**Work to do:** Lines that hold the string "this" are to be counted; give only their number.

**Data provided:**
::::::::::
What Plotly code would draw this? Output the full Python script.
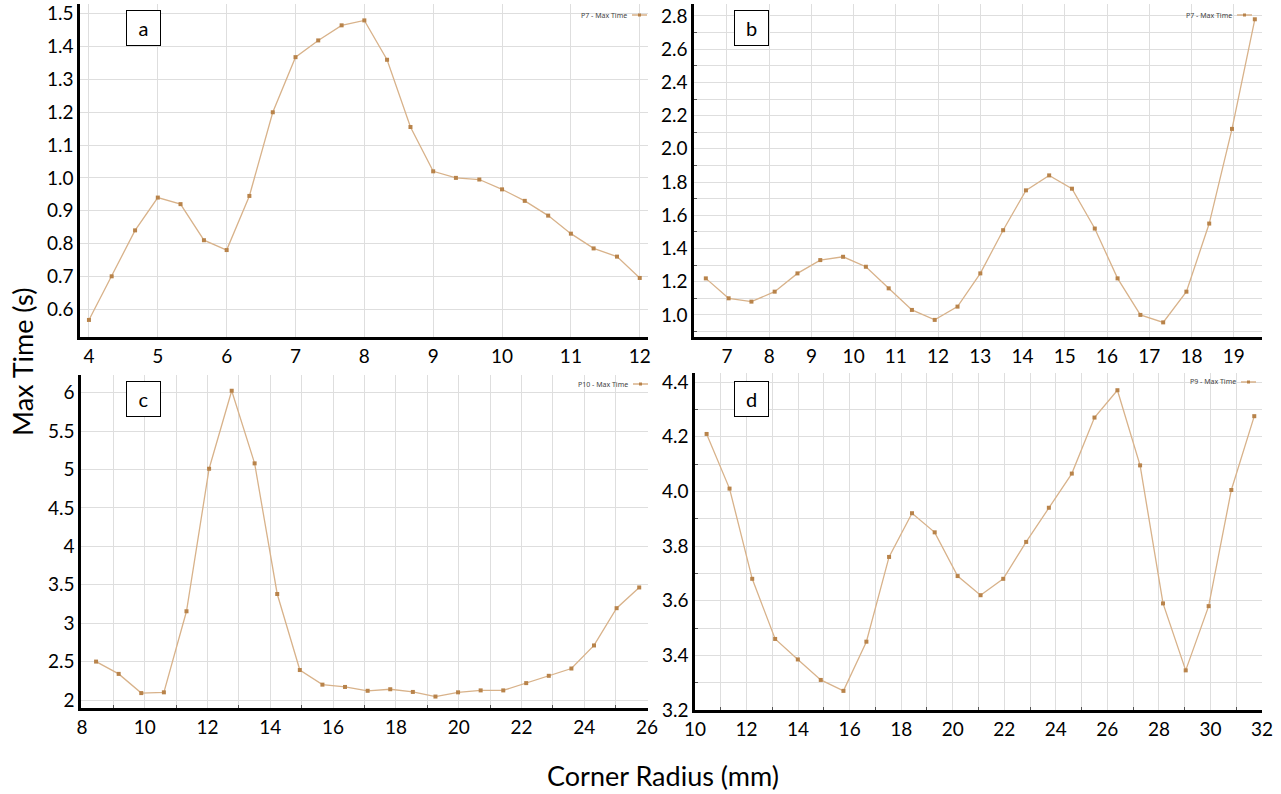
::::::::::
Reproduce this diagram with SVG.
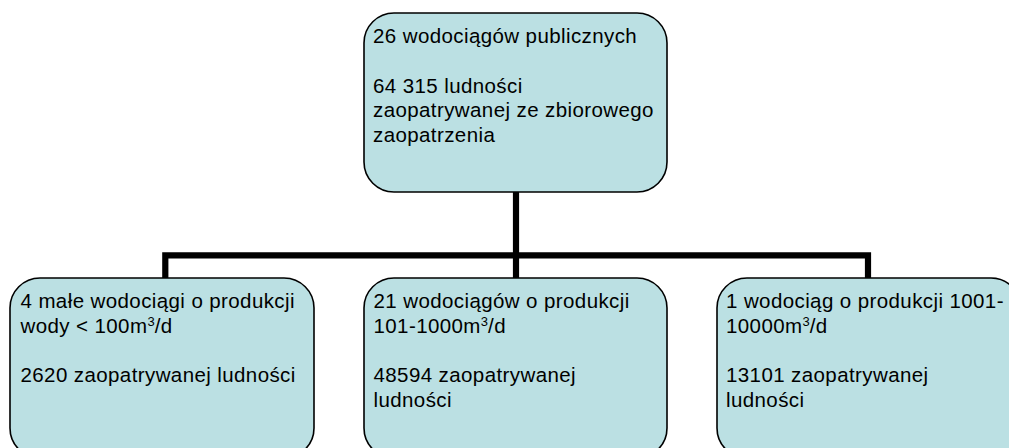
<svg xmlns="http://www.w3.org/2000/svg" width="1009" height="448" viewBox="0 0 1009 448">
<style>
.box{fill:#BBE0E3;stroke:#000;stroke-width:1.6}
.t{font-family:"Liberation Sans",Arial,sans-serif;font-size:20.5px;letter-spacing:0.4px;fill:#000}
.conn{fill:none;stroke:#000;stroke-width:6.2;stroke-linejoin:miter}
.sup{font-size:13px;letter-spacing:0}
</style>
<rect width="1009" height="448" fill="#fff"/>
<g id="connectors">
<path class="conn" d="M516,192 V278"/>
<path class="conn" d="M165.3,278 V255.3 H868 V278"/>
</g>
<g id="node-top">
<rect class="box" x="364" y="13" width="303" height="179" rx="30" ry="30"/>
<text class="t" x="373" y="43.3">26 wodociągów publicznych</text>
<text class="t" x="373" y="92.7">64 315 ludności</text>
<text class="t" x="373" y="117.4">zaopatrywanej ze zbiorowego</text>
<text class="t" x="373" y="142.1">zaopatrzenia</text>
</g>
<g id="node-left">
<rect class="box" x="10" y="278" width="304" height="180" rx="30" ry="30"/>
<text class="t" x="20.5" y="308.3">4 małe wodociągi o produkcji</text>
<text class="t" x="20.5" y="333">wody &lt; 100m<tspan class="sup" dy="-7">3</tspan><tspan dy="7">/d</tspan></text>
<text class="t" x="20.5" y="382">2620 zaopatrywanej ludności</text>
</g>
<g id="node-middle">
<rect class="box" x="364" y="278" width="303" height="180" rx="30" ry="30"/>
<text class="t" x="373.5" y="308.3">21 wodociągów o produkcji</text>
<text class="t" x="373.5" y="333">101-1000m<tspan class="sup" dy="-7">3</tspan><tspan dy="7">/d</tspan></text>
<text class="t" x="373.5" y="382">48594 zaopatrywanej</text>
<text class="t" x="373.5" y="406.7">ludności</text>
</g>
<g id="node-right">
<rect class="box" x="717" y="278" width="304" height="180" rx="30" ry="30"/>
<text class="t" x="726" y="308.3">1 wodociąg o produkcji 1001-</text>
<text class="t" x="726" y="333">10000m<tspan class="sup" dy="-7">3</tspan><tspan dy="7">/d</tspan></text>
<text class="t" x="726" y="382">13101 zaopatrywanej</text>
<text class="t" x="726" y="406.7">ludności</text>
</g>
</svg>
::::::::::
**Correct output:** 2